Vegetable oil used for wood finishing

A finishing oil is a vegetable oil used for wood finishing.

These finishes are a historical finish for wood, primarily as means of making it weather or moisture resistant. Finishing oils are easily applied, by wiping with a cloth. They are also simply made, by extraction from plant sources with relatively simple processing. Historically, both of these were considerable advantages over varnishes, that depended upon exotic imported plant resins, complex preparation and careful application with expensive brushes.

== Examples ==
The two most important finishing oils, to this day, are linseed oil and tung oil.

=== Linseed Oil ===
Linseed oil is extracted from the seeds of the flax plant, already extensively grown for the production of linen.
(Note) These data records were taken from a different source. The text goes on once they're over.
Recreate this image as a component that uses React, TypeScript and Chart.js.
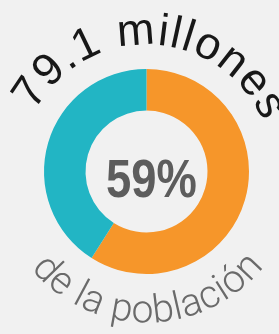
import React, { useEffect, useRef } from "react";
import { Chart, registerables } from "chart.js";

Chart.register(...registerables);

const categories = ["Población", "Resto"];
const values = [59, 41];
const colors = ["#F6962A", "#22B5C4"];
const topLabel = "79.1 millones";
const bottomLabel = "de la población";

function drawTopArc(ctx: CanvasRenderingContext2D, text: string, cx: number, cy: number, r: number, centerDeg: number, spacing: number) {
  const chars = Array.from(text);
  const widths = chars.map((c) => ctx.measureText(c).width);
  const total = widths.reduce((a, b) => a + b, 0) + spacing * (chars.length - 1);
  let th = (centerDeg * Math.PI) / 180 - total / 2 / r;
  ctx.textAlign = "center";
  ctx.textBaseline = "alphabetic";
  chars.forEach((c, i) => {
    const w = widths[i];
    const tc = th + w / 2 / r;
    ctx.save();
    ctx.translate(cx, cy);
    ctx.rotate(tc);
    ctx.fillText(c, 0, -r);
    ctx.restore();
    th += (w + spacing) / r;
  });
}

function drawBottomArc(ctx: CanvasRenderingContext2D, text: string, cx: number, cy: number, r: number, centerDeg: number, spacing: number) {
  const chars = Array.from(text);
  const widths = chars.map((c) => ctx.measureText(c).width);
  const total = widths.reduce((a, b) => a + b, 0) + spacing * (chars.length - 1);
  let ph = (centerDeg * Math.PI) / 180 + total / 2 / r;
  ctx.textAlign = "center";
  ctx.textBaseline = "alphabetic";
  chars.forEach((c, i) => {
    const w = widths[i];
    const pc = ph - w / 2 / r;
    ctx.save();
    ctx.translate(cx, cy);
    ctx.rotate(pc - Math.PI);
    ctx.fillText(c, 0, r);
    ctx.restore();
    ph -= (w + spacing) / r;
  });
}

const labelsPlugin = {
  id: "arcLabels",
  afterDraw(chart: any) {
    const ctx: CanvasRenderingContext2D = chart.ctx;
    const meta = chart.getDatasetMeta(0);
    const arc = meta.data[0];
    const cx = arc.x;
    const cy = arc.y;
    ctx.save();
    ctx.fillStyle = "#181818";
    ctx.font = "45px 'Liberation Sans', Arial, sans-serif";
    drawTopArc(ctx, topLabel, cx, cy, 127, 2.5, 1.6);
    ctx.fillStyle = "#6a6a6a";
    ctx.font = "300 39px Roboto, 'Liberation Sans', sans-serif";
    drawBottomArc(ctx, bottomLabel, cx, cy, 151, 179.5, 0.6);
    // center text
    ctx.fillStyle = "#5d5d5d";
    ctx.font = "bold 54px 'Liberation Sans', Arial, sans-serif";
    ctx.textAlign = "center";
    ctx.textBaseline = "alphabetic";
    ctx.translate(cx + 5, cy + 25.5);
    ctx.scale(0.84, 1);
    ctx.fillText(values[0] + "%", 0, 0);
    ctx.restore();
  },
};

export default function App() {
  const ref = useRef<HTMLCanvasElement | null>(null);
  useEffect(() => {
    document.body.style.margin = "0";
    document.body.style.background = "#f1f1f1";
    const canvas = ref.current!;
    const chart = new Chart(canvas, {
      type: "doughnut",
      data: {
        labels: categories,
        datasets: [
          {
            data: values,
            backgroundColor: colors,
            borderWidth: 0,
          },
        ],
      },
      options: {
        animation: false,
        responsive: false,
        devicePixelRatio: 1,
        cutout: "59.5%",
        layout: { padding: { left: 44, right: 30, top: 69, bottom: 60 } },
        plugins: { legend: { display: false }, tooltip: { enabled: false } },
      },
      plugins: [labelsPlugin],
    });
    return () => chart.destroy();
  }, []);
  return (
    <canvas
      ref={ref}
      width={279}
      height={334}
      style={{ display: "block", width: 279, height: 334, background: "#f1f1f1" }}
    />
  );
}
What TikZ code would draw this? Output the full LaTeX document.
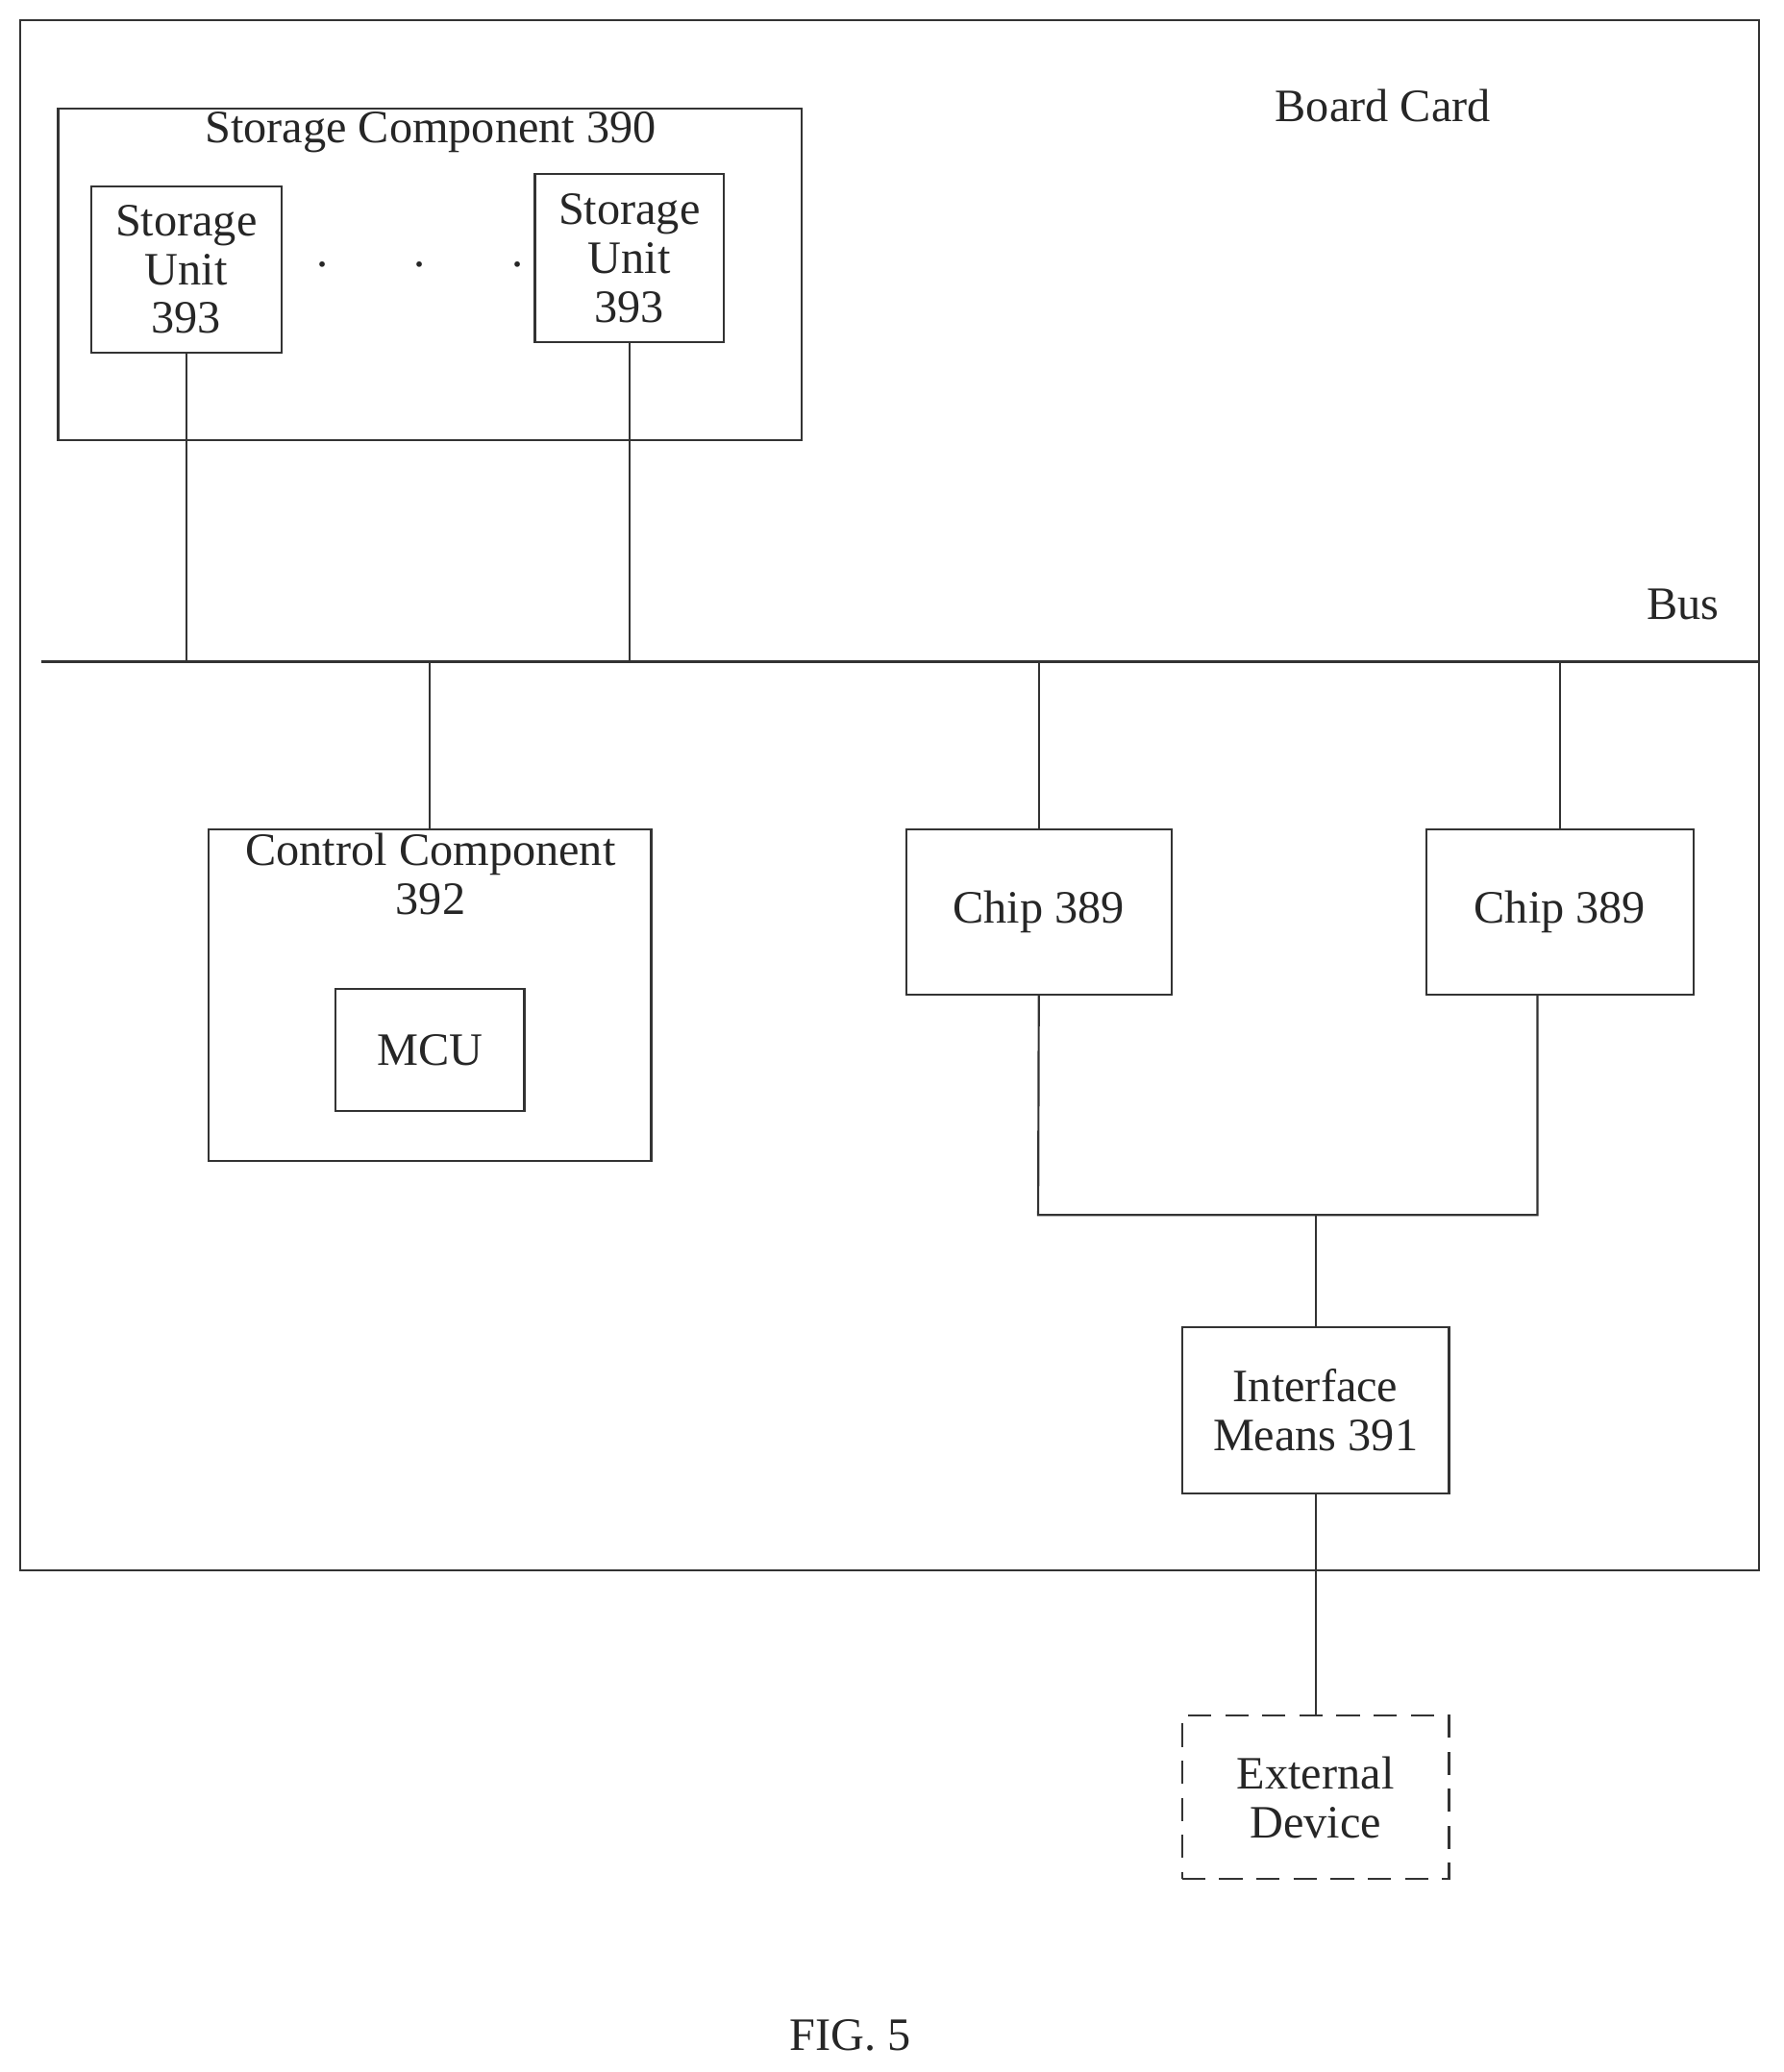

The raw oil may be used, but it cures poorly and leaves a sticky surface. Normally boiled linseed oil is used. This has been prepared beforehand by boiling with lead, in the form of lead oxide, or with manganese salts. Modern boiled oils use a lead-free metallic drier added cold, such as cobalt resinate. Old linseed oil finishes yellow with age, owing to oxidation with the air. Linseed oil was also widely used for the production of oilcloth, a waterproof covering and rainwear material, formed by coating linen or cotton fabrics with the boiled oil.

=== Tung Oil ===
Tung oil is pressed from the nuts of the tung tree. Raw tung cures better than raw linseed and so it is often used in this form. As tung oil yellows with age less than linseed, it is favoured for high quality and furniture work.

=== Thinned Oils ===
Most modern finishing oils use a blend of oil and a thinning agent such as white spirit. Raw oils tend to be applied too thickly, leading to a thick layer that cannot cure effectively and so remains sticky. A thinned oil is easier and more reliable to apply. Such commercial mixtures also contain metallic driers to improve their performance.

=== Mixtures ===
There are also mixtures sold as finishing oils. These are classed as 'long oils', predominantly oil with some varnish added or as 'short oils' which are predominantly varnish, with some oil. Danish oil is a popular long oil finishing oil. Spar varnish is a short oil varnish, used for added flexibility and elasticity.